Ik kan er niet voorbij, ik kan niet voorbij de dag van 6 juni, de dag dat mijne moeder – ik schrijf ‘mijne’ zoals Maurice Gilliams over ‘zijne’ moeder spreekt – in 1906 geboren werd. Ze was fier op die datum: de zesde van de zesde maand van het jaar zes. Ze droeg die datum met zich alsof het een belofte inhield, alsof het een diploma was voor het leven. De enige die ze ooit verworven heeft, hoewel ze in staat was ooit onderwijzeres te worde wat haar droom was, maar er de gelegenheid niet toe kreeg. Ze is tot haar twaalfde, veertiende misschien, naar school geweest en daarna hielp ze in de fruithandel van haar vader. Opgeschept met een verloren droom, het lot van vele dromen en verwachtingen.
Ze huwde jong, en precies dag op dag, negen maanden later ben ik geboren. Ik beeld me in hoe hun huwelijksnacht moet verlopen zijn, mijn vader kennende, ik weet niet of mijn komst haar droom, onderwijzeres te worden, compenseerde. Ik zie me wel staan naast haar op een sepiakleurige foto, zij een mooie jonge vrouw. Ik op de ouderdom van vier, vijf jaar.
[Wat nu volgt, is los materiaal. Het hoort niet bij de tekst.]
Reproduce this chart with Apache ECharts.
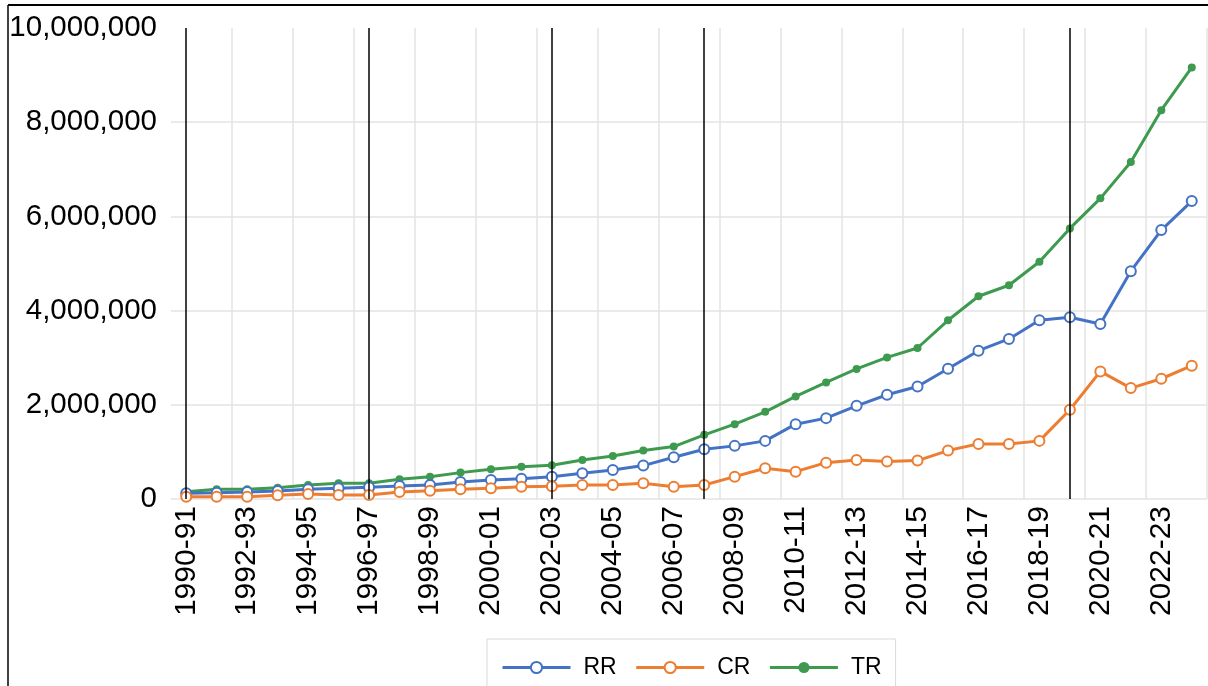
<!DOCTYPE html>
<html>
<head>
<meta charset="utf-8">
<script src="https://cdn.jsdelivr.net/npm/echarts@6/dist/echarts.min.js"></script>
<style>
html,body{margin:0;padding:0;background:#fff;}
#chart{width:1208px;height:686px;}
</style>
</head>
<body>
<div id="chart"></div>
<script>
var categories = ['1990-91','1991-92','1992-93','1993-94','1994-95','1995-96','1996-97','1997-98','1998-99','1999-00',
  '2000-01','2001-02','2002-03','2003-04','2004-05','2005-06','2006-07','2007-08','2008-09','2009-10',
  '2010-11','2011-12','2012-13','2013-14','2014-15','2015-16','2016-17','2017-18','2018-19','2019-20',
  '2020-21','2021-22','2022-23','2023-24'];
var rrValues = [121000,134000,149000,170000,206000,228000,249000,277000,298000,362000,
  404000,432000,474000,547000,617000,709000,887000,1057000,1128000,1234000,
  1589000,1717000,1979000,2213000,2390000,2766000,3149000,3398000,3794000,3858000,
  3717000,4836000,5709000,6326000];
var crValues = [49000,49000,49000,79000,106000,85000,85000,149000,177000,206000,
  228000,262000,270000,298000,298000,334000,262000,298000,474000,653000,
  581000,772000,830000,794000,815000,1028000,1170000,1170000,1234000,1894000,
  2709000,2355000,2553000,2830000];
var trValues = [155000,206000,206000,240000,298000,334000,334000,419000,474000,560000,
  632000,687000,716000,830000,915000,1028000,1113000,1362000,1589000,1851000,
  2177000,2475000,2762000,3006000,3206000,3794000,4304000,4538000,5036000,5745000,
  6383000,7155000,8255000,9164000];
var markerCategories = ['1990-91','1996-97','2002-03','2007-08','2019-20'];
var yTicks = [0, 2000000, 4000000, 6000000, 8000000, 10000000];

var chart = echarts.init(document.getElementById('chart'));
var font = '"Liberation Sans", Arial, sans-serif';
var grid = '#e3e3e3';
var xSplitColors = ['transparent'];
for (var i = 0; i < 40; i++) xSplitColors.push(grid);
var ySplitColors = yTicks.map(function (v, i) { return i === yTicks.length - 1 ? 'transparent' : grid; });

chart.setOption({
  animation: false,
  backgroundColor: '#fff',
  graphic: [
    { type: 'line', shape: { x1: 8, y1: 5, x2: 1208, y2: 5 }, style: { stroke: '#000', lineWidth: 2 } },
    { type: 'line', shape: { x1: 8, y1: 5, x2: 8, y2: 686 }, style: { stroke: '#000', lineWidth: 1.5 } }
  ],
  grid: { left: 171, right: 1, top: 28, bottom: 187, containLabel: false },
  legend: {
    left: 487, top: 639,
    padding: [17, 14, 30, 14],
    borderColor: '#d9d9d9', borderWidth: 1,
    itemWidth: 68, itemHeight: 14, itemGap: 18,
    lineStyle: { width: 3 },
    textStyle: { fontFamily: font, fontSize: 23, color: '#000', padding: [0, 0, 0, 8] },
    data: ['RR', 'CR', 'TR']
  },
  xAxis: {
    type: 'category',
    data: categories,
    boundaryGap: true,
    axisLine: { show: false },
    axisTick: { show: false },
    axisLabel: { interval: 1, rotate: 90, margin: 7, fontFamily: font, fontSize: 30, color: '#000' },
    splitLine: { show: true, interval: 1, lineStyle: { color: xSplitColors, width: 1.5 } }
  },
  yAxis: {
    type: 'value',
    min: 0, max: 10000000, interval: 2000000,
    axisLine: { show: false },
    axisTick: { show: false },
    axisLabel: {
      margin: 14, fontFamily: font, fontSize: 29.5, color: '#000',
      formatter: function (v) { return v.toLocaleString('en-US'); }
    },
    splitLine: { show: true, lineStyle: { color: ySplitColors, width: 1.5 } }
  },
  series: [
    {
      name: 'RR', type: 'line', data: rrValues,
      symbol: 'emptyCircle', symbolSize: 10,
      lineStyle: { color: '#4472C4', width: 3 },
      itemStyle: { color: '#4472C4', borderWidth: 3 },
      z: 3
    },
    {
      name: 'CR', type: 'line', data: crValues,
      symbol: 'emptyCircle', symbolSize: 10,
      lineStyle: { color: '#ED7D31', width: 3 },
      itemStyle: { color: '#ED7D31', borderWidth: 3 },
      z: 4
    },
    {
      name: 'TR', type: 'line', data: trValues,
      symbol: 'circle', symbolSize: 8,
      lineStyle: { color: '#3E9A4F', width: 3 },
      itemStyle: { color: '#3E9A4F' },
      z: 2,
      markLine: {
        silent: true,
        symbol: ['none', 'none'],
        label: { show: false },
        lineStyle: { color: '#000', width: 1.5, type: 'solid' },
        data: markerCategories.map(function (c) { return { xAxis: c }; })
      }
    }
  ]
});
</script>
</body>
</html>
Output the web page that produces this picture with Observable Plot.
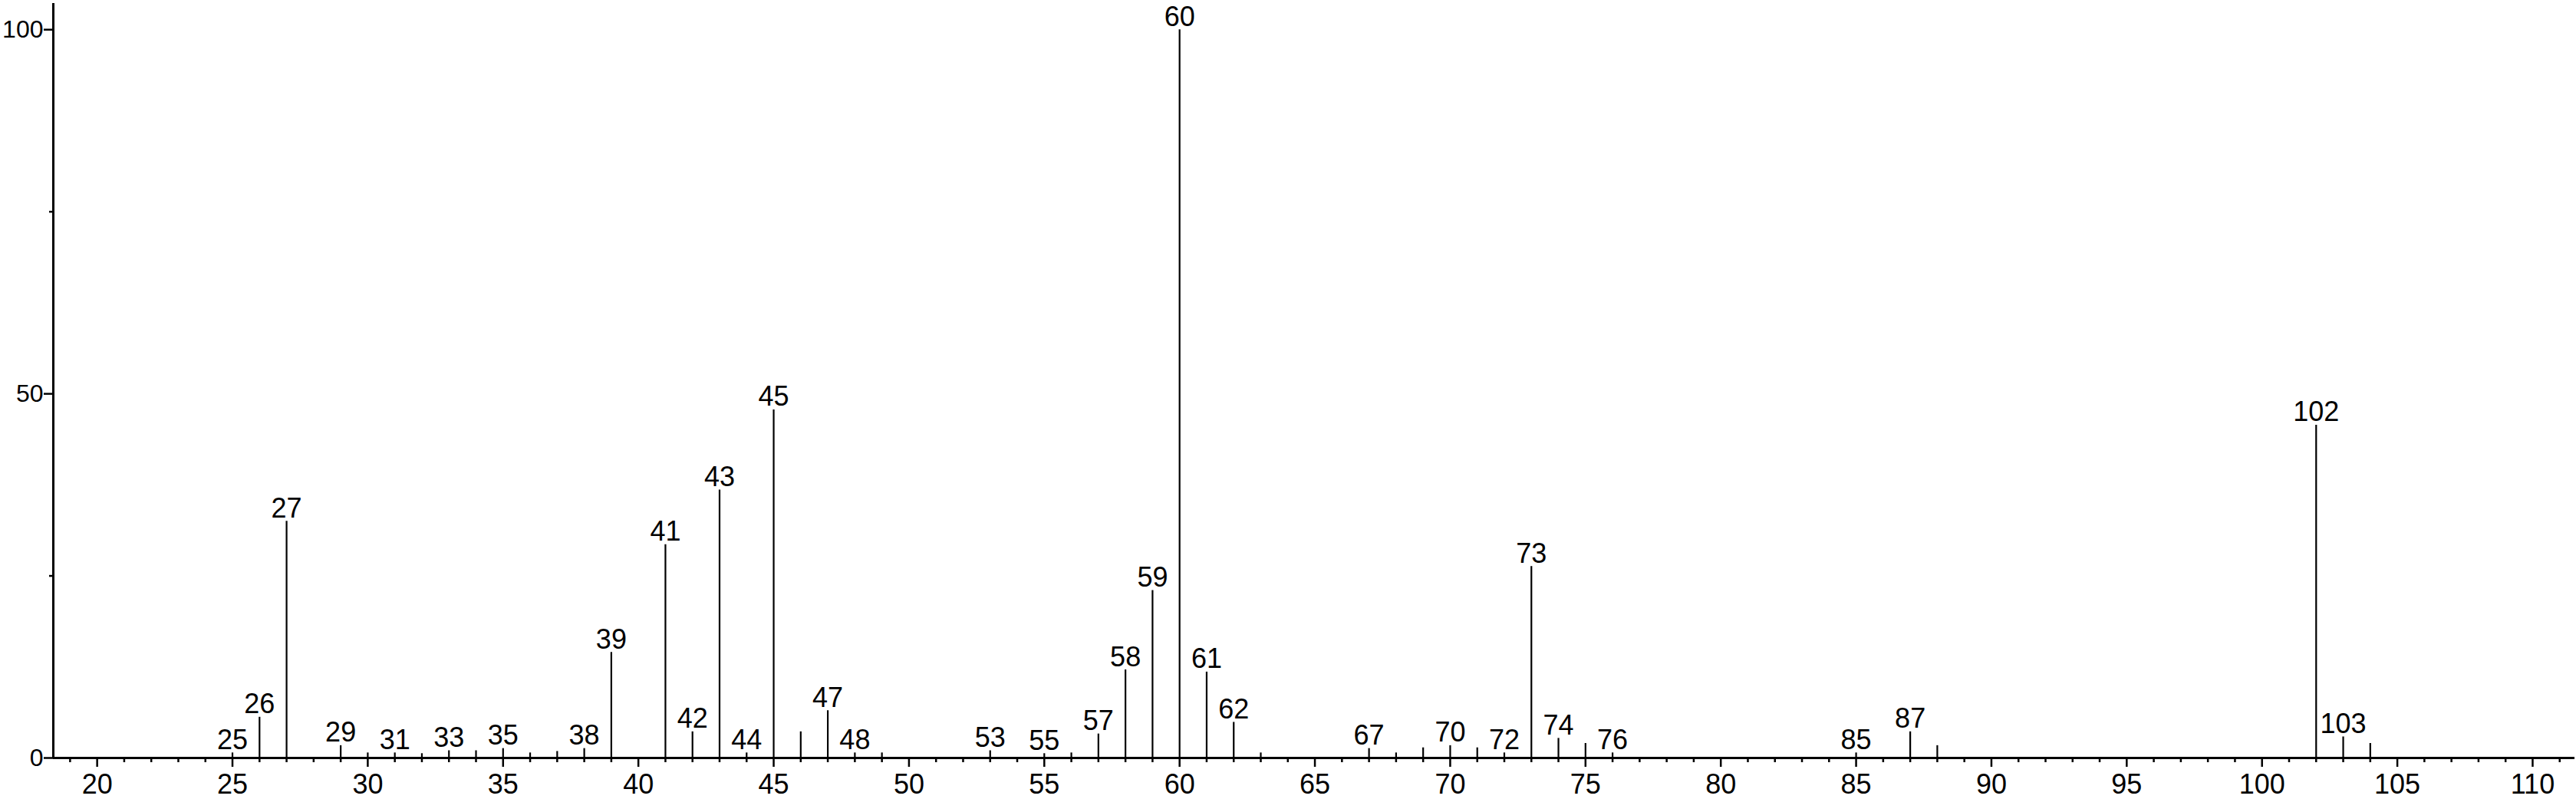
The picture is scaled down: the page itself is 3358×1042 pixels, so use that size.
<!DOCTYPE html>
<html>
<head>
<meta charset="utf-8">
<script src="https://cdn.jsdelivr.net/npm/d3@7"></script>
<script src="https://cdn.jsdelivr.net/npm/@observablehq/plot@0.6"></script>
<style>
  html, body { margin: 0; padding: 0; background: #fff; }
  #chart svg { display: block; }
</style>
</head>
<body>
<div id="chart"></div>
<script>
// m/z values of the peaks
const mz = [25, 26, 27, 29, 30, 31, 32, 33, 34, 35, 36, 37, 38, 39, 41, 42, 43, 44, 45, 46, 47, 48, 49,
            53, 55, 56, 57, 58, 59, 60, 61, 62, 63, 67, 68, 69, 70, 71, 72, 73, 74, 75, 76, 85, 87, 88,
            102, 103, 104];
// relative intensities (%)
const intensity = [0.7, 5.6, 32.5, 1.7, 0.7, 0.7, 0.6, 1.0, 1.0, 1.3, 0.7, 0.9, 1.3, 14.5, 29.3, 3.6, 36.8, 0.7, 47.8, 3.6, 6.5, 0.7, 0.7,
                   1.0, 0.6, 0.7, 3.3, 12.1, 23.0, 100, 11.8, 4.9, 0.7, 1.3, 0.7, 1.4, 1.7, 1.4, 0.7, 26.3, 2.7, 2.0, 0.7, 0.7, 3.6, 1.7,
                   45.7, 2.9, 2.0];
// peaks that carry an m/z label
const labeledMz = [25, 26, 27, 29, 31, 33, 35, 38, 39, 41, 42, 43, 44, 45, 47, 48, 53, 55, 57, 58, 59, 60, 61, 62,
                   67, 70, 72, 73, 74, 76, 85, 87, 102, 103];
// axis ticks
const xMajorTicks = [20, 25, 30, 35, 40, 45, 50, 55, 60, 65, 70, 75, 80, 85, 90, 95, 100, 105, 110];
const xMinorTicks = d3.range(19, 112).filter(d => d % 5 !== 0);
const yMajorTicks = [0, 50, 100];
const yMinorTicks = [25, 75];
const xDomain = [18.38, 111.56];
const yDomain = [0, 103.6];

const data = mz.map((m, i) => ({mz: m, intensity: intensity[i]}));
const labeled = data.filter(d => labeledMz.includes(d.mz));

const chart = Plot.plot({
  width: 3358,
  height: 1042,
  marginTop: 4,
  marginBottom: 54,
  marginLeft: 69,
  marginRight: 2,
  x: {domain: xDomain, label: null},
  y: {domain: yDomain, label: null},
  style: {
    fontFamily: "'Liberation Sans', Arial, Helvetica, sans-serif",
    fontSize: "36px",
    background: "#fff",
    color: "#000"
  },
  marks: [
    Plot.axisX(xMinorTicks, {tickSize: 6, text: null, strokeWidth: 2.5}),
    Plot.axisX(xMajorTicks, {tickSize: 12, tickPadding: 9, strokeWidth: 2.5}),
    Plot.axisY(yMinorTicks, {tickSize: 5, text: null, strokeWidth: 2.5}),
    Plot.axisY(yMajorTicks, {tickSize: 12, tickPadding: 1, strokeWidth: 2.5, fontSize: 32}),
    Plot.ruleY([0], {strokeWidth: 3}),
    Plot.ruleX([xDomain[0]], {strokeWidth: 3}),
    Plot.ruleX(data, {x: "mz", y1: 0, y2: "intensity", strokeWidth: 2.2, stroke: "#000"}),
    Plot.text(labeled, {x: "mz", y: "intensity", text: d => String(d.mz), lineAnchor: "bottom", dy: -5, fill: "#000"})
  ]
});
document.getElementById("chart").appendChild(chart);
</script>
</body>
</html>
Haar leven is geen feest geweest. Ze heeft het moeilijk gehad, vooral tijdens de oorlogsjaren, maar allen zijn we die jaren, mijn twee, vijf en zes jaar jongere broers en ik - een zusje werd een miskraam - doorgekomen zonder kleerscheuren.
Ik zal, in het begin, hun oogappel geweest zijn. Ik herinner me een Sint-Maarten dat ze me in de vooravond bij de buurman stuurden, die zijn aardappelen in dunne schijfjes gesneden in een pan gesmolten smout aan het bakken was. Ik zie de pan nu nog, en toen ik terug thuis kwam de tafel gedekt stond met fruit en snoep en speelgoed, ze hadden niet kunnen wachten tot de morgen van 11 november.
Hoe eer ik haar? Hoe spreek ik over haar? Nu vele herinneringen zijn weggeëbd, nu ik tasten moet om het meest sprekende terug te nemen, herop te roepen: ik een kind zijnde, een knaap, een jonge man? Hoe was het huis, hoe waren ooit de dagen, hoe waren haar gevoelens voor vader, die niet een voorbeeld van een echtgenoot was, of was hij het toch?
Ik weet dat ze het financieel niet breed hadden om me om me te laten verder studeren, maar de hoofdonderwijzer van het dorp – hij gaf me de eerste lessen Frans, hij leerde me Ernest Claes en Jules Verne kennen – had iets gezien in mij en maakte dat ik deel kon nemen aan het examen van de ‘meest begaafden’.
Ik zou nog andere zaken kunnen vertellen, die mij betreffen, maar ik ben er niet zo fier op, ik heb haar verwachtingen pas na enkele moeilijke omstandigheden, kunnen waar maken. Ze had wellicht verwacht van mij, haar droom geprojecteerd te zien op mij. Ze heeft het me echter nooit verteld. En als ze het mij zou gezegd hebben, het heeft zich niet in die zin voltrokken.
Had ik een goede band met haar, had die beter gekund? Wellicht, ja. Toen ze hulp nodig had heeft mijn jongste broer, Georges, zich over haar ontfermd. Ze is gestorven op de leeftijd die ik stilaan aan het bereiken ben, zonder enige garantie weliswaar.
Ik denk nu, dat ik altijd te veel ben ingenomen geweest met mezelf, en als ik erover schrijf zoals ik erover schrijven kan, dat het niet de houding is van iemand die zijne moeder op handen droeg; gevoelens waren anders destijds.
Of, kan het dat ik het nu verkeerd zie?